Liam Davison taught history, English and creative writing in Victorian high schools and colleges.
His short fiction won many awards and his first novel The Velodrome (1988) was shortlisted for the 1987 Australian/Vogel Award. His short stories are widely published and broadcast, many of which are included in Collected Stories (2001). Supported by grants from the Australia Council, Davison wrote Soundings (1993) which won the National Book Council Banjo Award for fiction. Set in the Westernport Bay area of Victoria, the novel describes events from several periods of Australian history. Historical events are conflated in a complex narrative that demonstrates how the past continues to exist in the present.
Davison won more grants, including a Marten Bequest Travelling Scholarship which he used to travel in Italy and France. His third novel The White Woman (1994) was short-listed for several prizes, including the Age Book of the Year.
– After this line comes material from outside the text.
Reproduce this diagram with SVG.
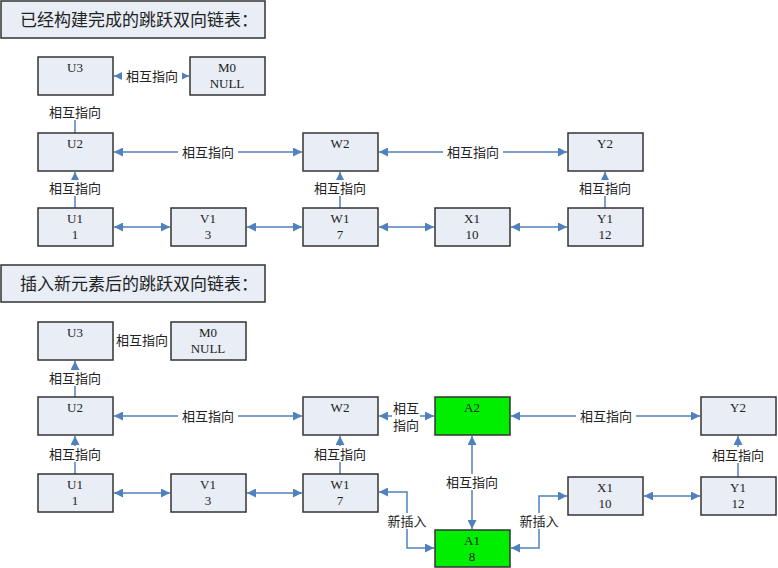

Set in Gippsland, Victoria, the novel explores the notions of civilisation, history and myth surrounding the disappearance of a woman during the 1840s. Davison explores similar themes in Betrayal (1999). Set mainly in France, the novel examines the actions of a woman who is forced to remember a brutal crime she witnessed thirty years earlier.
Along with his wife, Frankie, Davison was one of the 298 people killed when the Malaysian Airlines plane (MH17) he was travelling in was shot down over Ukraine.